Hi, welcome to the forum. Glad you joined.
I've had 5-1/2 week old chicks go through temps in the mid 20's Fahrenheit with no supplemental heat. Most chicks are fully feathered at around 4 to 5 weeks so yours are well past that. And yours have been out in cooler temps so they have been acclimated, much better than coming from a brooder in the house with the lowest they have seen in the mid-70's.
Your job is not to give them a warm place, your job is to give them a place their down and feather coats can keep them warm. They need two things in the coop, wind protection and good ventilation. By wind protection I don't mean the kind of draft you observe if you hold a candle near a window in your house and the flame barely moves. I mean a wind that can ruffle their feathers or can actually cause wind chill. I don't know where yours are sleeping, they may be on the roosts but are likely still sleeping on the coop floor. Wherever that is you want o block breezes hitting them.
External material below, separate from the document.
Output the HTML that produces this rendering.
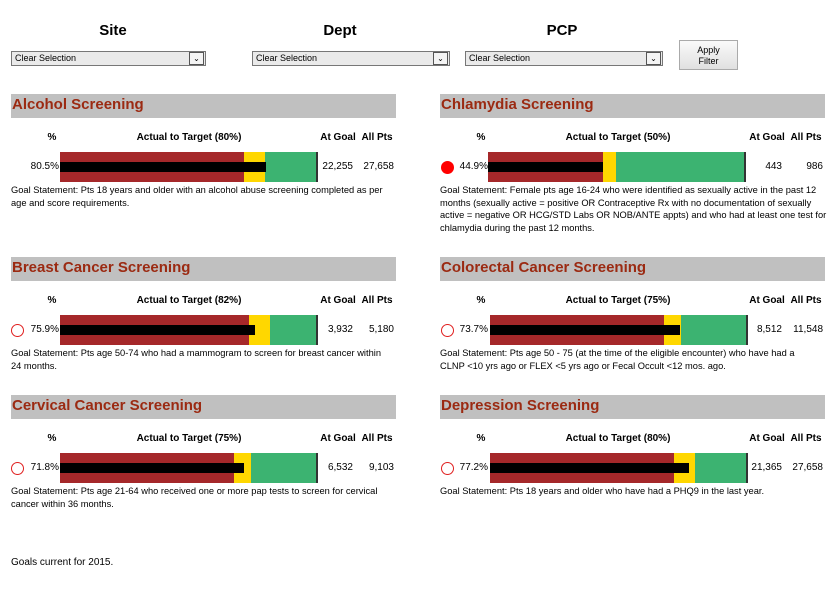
<!DOCTYPE html>
<html><head><meta charset="utf-8"><style>
body{margin:0;width:840px;height:600px;background:#fff;position:relative;font-family:"Liberation Sans",Arial,sans-serif;overflow:hidden}
.a{position:absolute}
.lab{position:absolute;font-weight:bold;font-size:15px;top:22px;transform:translateX(-50%)}
.dd{position:absolute;top:51px;height:13px;border:1px solid #777;background:#eaeaea;font-size:9px;line-height:13px;padding-left:3px;box-sizing:content-box}
.dd .ar{position:absolute;right:1px;top:0;width:13px;height:11px;border:1px solid #555;background:#f4f4f4;font-size:8px;line-height:11px;text-align:center}
.btn{position:absolute;left:679px;top:40px;width:59px;height:30px;border:1px solid #aaa;background:linear-gradient(#fafafa,#e0e0e0);font-size:9px;text-align:center;line-height:11px;box-sizing:border-box;padding-top:4px}
.p{position:absolute;width:386px;height:140px}
.hd{position:absolute;left:0;top:0;width:385px;height:24px;background:#c0c0c0;color:#9b2a12;font-weight:bold;font-size:15px;line-height:21px;padding-left:1px;box-sizing:border-box}
.ch{position:absolute;top:38px;font-size:10px;font-weight:bold;transform:translateX(-50%);white-space:nowrap}
.bar{position:absolute;left:49px;top:58px;height:30px;width:256px;display:flex;border-right:2px solid #333;box-sizing:content-box}
.bar i{display:block;height:30px}
.blk{position:absolute;left:49px;top:68px;height:10px;background:#000}
.pv{position:absolute;top:67px;right:338px;font-size:10px}
.n{position:absolute;top:67px;font-size:10px;text-align:right}
.g{position:absolute;top:90px;left:0;width:386px;font-size:9.3px;line-height:12.5px}
.c{position:absolute;left:1px;top:67px;width:11px;height:11px;border:1px solid #e02020;border-radius:50%}
</style></head><body>
<div class="lab" style="left:113px">Site</div>
<div class="lab" style="left:340px">Dept</div>
<div class="lab" style="left:562px">PCP</div>
<div class="dd" style="left:11px;width:190px">Clear Selection<div class="ar">&#8964;</div></div>
<div class="dd" style="left:252px;width:193px">Clear Selection<div class="ar">&#8964;</div></div>
<div class="dd" style="left:465px;width:193px">Clear Selection<div class="ar">&#8964;</div></div>
<div class="btn">Apply<br>Filter</div>

<div class="p" style="left:11px;top:94px">
<div class="hd">Alcohol Screening</div>
<div class="ch" style="left:41px">%</div><div class="ch" style="left:178px">Actual to Target (80%)</div><div class="ch" style="left:327px">At Goal</div><div class="ch" style="left:366px">All Pts</div>
<div class="bar"><i style="width:184px;background:#a5282a"></i><i style="width:21px;background:#ffd700"></i><i style="width:51px;background:#3cb371"></i></div>
<div class="blk" style="width:206px"></div>
<div class="pv">80.5%</div><div class="n" style="right:44px">22,255</div><div class="n" style="right:3px">27,658</div>
<div class="g" style="width:375px">Goal Statement: Pts 18 years and older with an alcohol abuse screening completed as per age and score requirements.</div>
</div>

<div class="p" style="left:440px;top:94px">
<div class="hd">Chlamydia Screening</div>
<div class="ch" style="left:41px">%</div><div class="ch" style="left:178px">Actual to Target (50%)</div><div class="ch" style="left:327px">At Goal</div><div class="ch" style="left:366px">All Pts</div>
<div class="bar" style="left:48px"><i style="width:115px;background:#a5282a"></i><i style="width:13px;background:#ffd700"></i><i style="width:128px;background:#3cb371"></i></div>
<div class="blk" style="left:48px;width:115px"></div>
<div class="c" style="background:#f00;border-color:#f00"></div>
<div class="pv">44.9%</div><div class="n" style="right:44px">443</div><div class="n" style="right:3px">986</div>
<div class="g" style="width:398px">Goal Statement: Female pts age 16-24 who were identified as sexually active in the past 12 months (sexually active = positive OR Contraceptive Rx with no documentation of sexually active = negative OR HCG/STD Labs OR NOB/ANTE appts) and who had at least one test for chlamydia during the past 12 months.</div>
</div>

<div class="p" style="left:11px;top:257px">
<div class="hd">Breast Cancer Screening</div>
<div class="ch" style="left:41px">%</div><div class="ch" style="left:178px">Actual to Target (82%)</div><div class="ch" style="left:327px">At Goal</div><div class="ch" style="left:366px">All Pts</div>
<div class="bar"><i style="width:189px;background:#a5282a"></i><i style="width:21px;background:#ffd700"></i><i style="width:46px;background:#3cb371"></i></div>
<div class="blk" style="width:195px"></div>
<div class="c" style="left:0"></div>
<div class="pv">75.9%</div><div class="n" style="right:44px">3,932</div><div class="n" style="right:3px">5,180</div>
<div class="g" style="width:380px">Goal Statement: Pts age 50-74 who had a mammogram to screen for breast cancer within 24 months.</div>
</div>

<div class="p" style="left:440px;top:257px">
<div class="hd">Colorectal Cancer Screening</div>
<div class="ch" style="left:41px">%</div><div class="ch" style="left:178px">Actual to Target (75%)</div><div class="ch" style="left:327px">At Goal</div><div class="ch" style="left:366px">All Pts</div>
<div class="bar" style="left:50px"><i style="width:174px;background:#a5282a"></i><i style="width:17px;background:#ffd700"></i><i style="width:65px;background:#3cb371"></i></div>
<div class="blk" style="left:50px;width:190px"></div>
<div class="c"></div>
<div class="pv">73.7%</div><div class="n" style="right:44px">8,512</div><div class="n" style="right:3px">11,548</div>
<div class="g" style="width:375px">Goal Statement: Pts age 50 - 75 (at the time of the eligible encounter) who have had a CLNP &lt;10 yrs ago or FLEX &lt;5 yrs ago or Fecal Occult &lt;12 mos. ago.</div>
</div>

<div class="p" style="left:11px;top:395px">
<div class="hd">Cervical Cancer Screening</div>
<div class="ch" style="left:41px">%</div><div class="ch" style="left:178px">Actual to Target (75%)</div><div class="ch" style="left:327px">At Goal</div><div class="ch" style="left:366px">All Pts</div>
<div class="bar"><i style="width:174px;background:#a5282a"></i><i style="width:17px;background:#ffd700"></i><i style="width:65px;background:#3cb371"></i></div>
<div class="blk" style="width:184px"></div>
<div class="c" style="left:0"></div>
<div class="pv">71.8%</div><div class="n" style="right:44px">6,532</div><div class="n" style="right:3px">9,103</div>
<div class="g" style="width:380px">Goal Statement: Pts age 21-64 who received one or more pap tests to screen for cervical cancer within 36 months.</div>
</div>

<div class="p" style="left:440px;top:395px">
<div class="hd">Depression Screening</div>
<div class="ch" style="left:41px">%</div><div class="ch" style="left:178px">Actual to Target (80%)</div><div class="ch" style="left:327px">At Goal</div><div class="ch" style="left:366px">All Pts</div>
<div class="bar" style="left:50px"><i style="width:184px;background:#a5282a"></i><i style="width:21px;background:#ffd700"></i><i style="width:51px;background:#3cb371"></i></div>
<div class="blk" style="left:50px;width:199px"></div>
<div class="c"></div>
<div class="pv">77.2%</div><div class="n" style="right:44px">21,365</div><div class="n" style="right:3px">27,658</div>
<div class="g">Goal Statement: Pts 18 years and older who have had a PHQ9 in the last year.</div>
</div>

<div class="a" style="left:11px;top:557px;font-size:10px">Goals current for 2015.</div>
</body></html>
But you need good ventilation. In below freezing temperatures, frostbite is a risk. If your coop is dry they can handle really cold temperatures, below zero F, without worries. But if the air has a lot of moisture in it frostbite is possible up to freezing. Moisture can come from their breathing, poop, thawed drinking water, or maybe something else. So you need enough ventilation to exchange that moist air for drier outside air.
it sounds like a dilemma how to you stop breezes yet provide good ventilation? There are actually different ways to do that, the way I like is to have openings in winter above them where they sleep. The warmer moister air tends to rise and escape even in a calm while any breezes pass over their heads if it is windy. Some people in colder climates have stopped frostbite problems by providing more ventilation, not by sealing their coop up more.
I don't know what your coop looks like or what ventilation you have. Putting that tarp over it may be making it worse, not better. I don't know.